Victus questions the official versions of both sides and gives a voice to the authentic protagonists of the history: from the enormous figure of Villarroel, the general who defended the Catalan capital with tears in his eyes, to the civilians and anonymous soldiers of all the nations that fought on both sides of the city walls.

But above all, Victus is a first-class literary feast that is devoured in the way the great works have always been devoured, which is reflected by the fact that even before being published in its original version the rights for the Russian, German, Dutch and French versions had already been sold.

«A hurricane of fresh air,  an iconoclastic vision from below that rewrites the myth of 1714 with more power. More vibrant.

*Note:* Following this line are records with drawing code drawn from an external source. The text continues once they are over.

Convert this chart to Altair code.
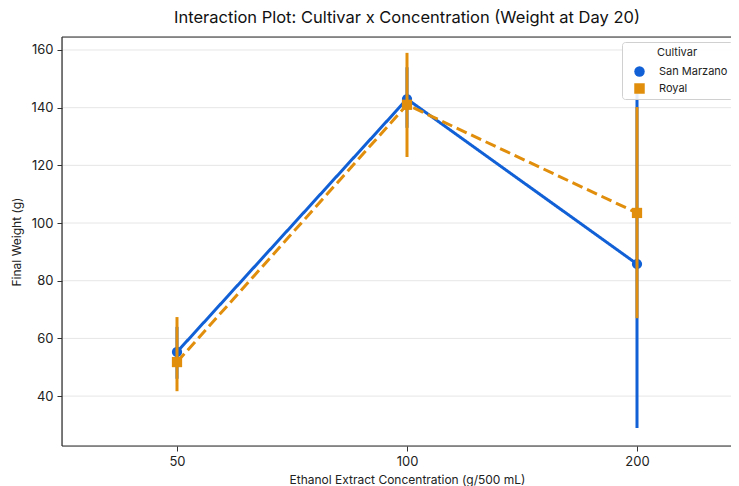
import altair as alt
import pandas as pd

concentrations = ["50", "100", "200"]
cultivars = ["San Marzano", "Royal"]
sm_mean = [55.3, 143.0, 85.8]
sm_lo = [46.0, 133.0, 28.9]
sm_hi = [64.0, 154.0, 147.0]
royal_mean = [51.8, 141.0, 103.5]
royal_lo = [41.7, 122.9, 67.0]
royal_hi = [67.4, 159.0, 140.2]
y_ticks = [40, 60, 80, 100, 120, 140, 160]

colors = ["#1160d6", "#e08e0b"]
shapes = ["circle", "square"]
dashes = [[1, 0], [11, 5]]

rows = []
for cult, means, los, his in [
    ("San Marzano", sm_mean, sm_lo, sm_hi),
    ("Royal", royal_mean, royal_lo, royal_hi),
]:
    for c, m, lo, hi in zip(concentrations, means, los, his):
        rows.append({"conc": c, "cultivar": cult, "mean": m, "lo": lo, "hi": hi})
df = pd.DataFrame(rows)
grid_df = pd.DataFrame({"tick": y_ticks})
one_df = pd.DataFrame({"a": [0]})

FONT = "Inter"
W_VISIBLE = 669   # the visible part of the plot area
W_FULL = 690      # full plot area (cut off by the window on the right)
H = 409
SPINE = "#2a2a2a"

x_enc = alt.X(
    "conc:O",
    sort=concentrations,
    scale=alt.Scale(type="point", padding=0.5, range=[0, W_FULL]),
    axis=alt.Axis(
        title="Ethanol Extract Concentration (g/500 mL)",
        titleX=W_FULL / 2,
        labelAngle=0,
        grid=False,
        domain=False,
        ticks=True,
        tickSize=5,
        tickColor="#333333",
        labelFontSize=13,
        labelColor="#222222",
        titleFontSize=12,
        titleFontWeight="normal",
        titleColor="#222222",
        titlePadding=6,
        labelPadding=4,
    ),
)
y_scale = alt.Scale(domain=[22.7, 164.5], nice=False, zero=False)
y_axis = alt.Axis(
    title="Final Weight (g)",
    values=y_ticks,
    grid=False,
    domain=False,
    tickSize=5,
    tickColor="#333333",
    labelFontSize=13,
    labelColor="#222222",
    titleFontSize=12,
    titleFontWeight="normal",
    titleColor="#222222",
    titlePadding=8,
    labelPadding=4,
)

grid = alt.Chart(grid_df).mark_rule(color="#e6e6e6", strokeWidth=1).encode(
    y=alt.Y("tick:Q", scale=y_scale, axis=y_axis),
    x=alt.value(0),
    x2=alt.value(W_FULL),
)

layers = [grid]
for i, cult in enumerate(cultivars):
    base = alt.Chart(df).transform_filter(alt.datum.cultivar == cult)
    rule = base.mark_rule(strokeWidth=3, color=colors[i]).encode(
        x=x_enc,
        y=alt.Y("lo:Q", scale=y_scale, axis=y_axis),
        y2="hi:Q",
    )
    line = base.mark_line(strokeWidth=3, color=colors[i], strokeDash=dashes[i]).encode(
        x=x_enc,
        y=alt.Y("mean:Q", scale=y_scale, axis=y_axis),
        order=alt.Order("order_idx:Q"),
    ).transform_calculate(
        order_idx="indexof(['50','100','200'], datum.conc)"
    )
    pts = base.mark_point(filled=True, opacity=1, size=105).encode(
        x=x_enc,
        y=alt.Y("mean:Q", scale=y_scale, axis=y_axis),
        color=alt.Color(
            "cultivar:N",
            scale=alt.Scale(domain=cultivars, range=colors),
            legend=alt.Legend(
                title="Cultivar",
                orient="none",
                legendX=560,
                legendY=5,
                titleAnchor="middle",
                titleFontSize=11,
                titleFontWeight="normal",
                titleColor="#222222",
                titlePadding=8,
                labelFontSize=11,
                labelColor="#222222",
                symbolSize=110,
                symbolStrokeWidth=0,
                fillColor="rgba(255,255,255,0.9)",
                strokeColor="#d0d0d0",
                cornerRadius=3,
                padding=5,
                rowPadding=5,
                symbolOffset=7,
                labelOffset=14,
            ),
        ),
        shape=alt.Shape(
            "cultivar:N",
            scale=alt.Scale(domain=cultivars, range=shapes),
            legend=alt.Legend(
                title="Cultivar",
                orient="none",
                legendX=560,
                legendY=5,
            ),
        ),
    )
    layers += [rule, line, pts]

spine_top = alt.Chart(one_df).mark_rule(color=SPINE, strokeWidth=1.2).encode(
    x=alt.value(0), x2=alt.value(W_FULL), y=alt.value(0)
)
spine_bottom = alt.Chart(one_df).mark_rule(color=SPINE, strokeWidth=1.2).encode(
    x=alt.value(0), x2=alt.value(W_FULL), y=alt.value(H)
)
spine_left = alt.Chart(one_df).mark_rule(color=SPINE, strokeWidth=1.2).encode(
    x=alt.value(0), y=alt.value(0), y2=alt.value(H)
)
layers += [spine_top, spine_bottom, spine_left]

chart = alt.layer(*layers).properties(
    width=W_VISIBLE,
    height=H,
    title=alt.Title(
        "Interaction Plot: Cultivar x Concentration (Weight at Day 20)",
        fontSize=16.5,
        fontWeight="normal",
        color="#111111",
        offset=10,
        anchor="middle",
        frame="group",
        dx=10.5,
    ),
    autosize=alt.AutoSizeParams(type="none"),
    padding={"left": 54, "top": 29, "right": 0, "bottom": 40},
).configure_view(
    strokeWidth=0
).configure(font=FONT, background="white")

chart.save("out.html", embed_options={"renderer": "svg", "actions": False})
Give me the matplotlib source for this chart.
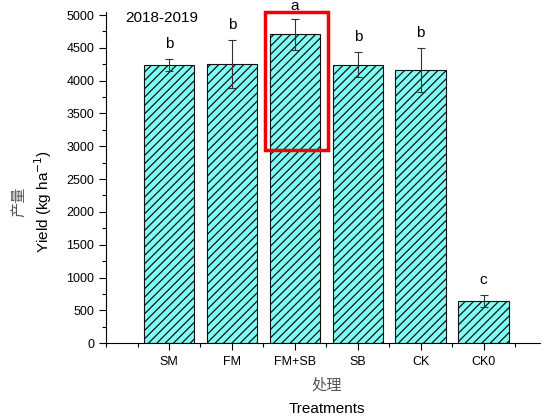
import numpy as np
import matplotlib.pyplot as plt
from matplotlib.patches import Rectangle
from matplotlib.ticker import MultipleLocator

plt.rcParams['font.family'] = ['Liberation Sans', 'DejaVu Sans']
plt.rcParams['hatch.linewidth'] = 0.9

treatments = ['SM', 'FM', 'FM+SB', 'SB', 'CK', 'CK0']
yields = [4235, 4255, 4705, 4245, 4160, 645]
errors = [90, 360, 235, 190, 340, 90]
letters = ['b', 'b', 'a', 'b', 'b', 'c']

x = np.arange(1, len(treatments) + 1)

fig = plt.figure(figsize=(5.44, 4.2), dpi=100)
ax = fig.add_axes([0.195, 0.183, 0.798, 0.789])

ax.bar(x, yields, width=0.8, color='#80FFF4', edgecolor='#111111', linewidth=0.8,
       hatch='////', yerr=errors, capsize=3,
       error_kw=dict(ecolor='#333333', elinewidth=0.8, capthick=0.8))

for xi, y, e, l in zip(x, yields, errors, letters):
    ax.text(xi, min(y + e + 120, 5030), l, ha='center', va='bottom', fontsize=11)

ax.set_xlim(0, 6.9)
ax.set_ylim(0, 5050)
ax.set_xticks(x)
ax.set_xticklabels(treatments, fontsize=9)
ax.xaxis.set_minor_locator(MultipleLocator(0.5))
ax.set_yticks(np.arange(0, 5001, 500))
ax.yaxis.set_minor_locator(MultipleLocator(250))
ax.tick_params(axis='both', which='major', labelsize=9, length=5, width=0.8)
ax.tick_params(axis='both', which='minor', length=3, width=0.8)
ax.tick_params(axis='x', which='major', pad=4)
ax.spines['top'].set_visible(False)
ax.spines['right'].set_visible(False)

ax.text(0.3, 4960, '2018-2019', fontsize=11, va='center')

# highlight box around FM+SB
ax.add_patch(Rectangle((2.52, 2940), 1.0, 2110, fill=False, edgecolor='#F00000',
                       linewidth=2.5, clip_on=False, zorder=5))

fig.text(0.037, 0.52, '产量', rotation=90, fontsize=11, color='#555555',
         family=['Noto Sans CJK SC'], ha='center', va='center')
fig.text(0.08, 0.52, 'Yield (kg ha$^{-1}$)', rotation=90, fontsize=11,
         ha='center', va='center')
fig.text(0.6, 0.083, '处理', fontsize=11, color='#555555',
         family=['Noto Sans CJK SC'], ha='center', va='center')
fig.text(0.6, 0.027, 'Treatments', fontsize=11, ha='center', va='center')

fig.savefig('out.png', dpi=100)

Nearer.» Joan B. Culla, professor of Contemporary History.

Also a movie is being prepared.

The Wikipedia has got this information on the War of the Spanish Succession (1701-1714).

Update:  Amazon.com informs that Victus (in English) will be available on Sept. 9, 2014, and the site offers quite a few “customer” reviews.

The amazon.co.uk site lists it for Oct. 9, 2014.

There had been speculations about the translator; according to the amazon information there are two, Daniel Hahn and Thomas Bunstead.

Discovering the important things in life under the starry sky of Ibiza

The critic Enrique Turpin entitled his recent review of Julio Llamazares’ Las lagrimas de San Lorenzo [Saint Lawrence’s tears] “Ode to the veritable things” (“Culturas”, La Vanguardia, 29 May 2013, p. 13). He points out that throughout the novel appears a rare Bob Dylan composition of the Bootleg Series: “For his age, he’s wise / He’s go his mother’s eyes/ There’s gladness in his heart / He’s young and he’s wild /My only prayer is, if I can’t be there / Lord, protect my child” (Lord protect my child, 1983). During the night in which one has the best view of meteor showers [“the night of Saint Lawrence’s tears”] a father and his son ly down under the sky of the Balearic island of Eivissa/Ibiza to contemplate this natural wonder. As the stars fall, the father remembers long gone by times and places and how he discovered Freedom there. The son starts to discover what life is about, that there is a space for forgiveness and also for repentance.

“… makes return the best Llamazares. Transparent, essential prose with a message of future.” (E. Turpin)

The Wikipedia has a few lines on Julio Llamazares (Vegamián, León, 1955) and his work. His novels, essays, etc. have not been translated into English yet.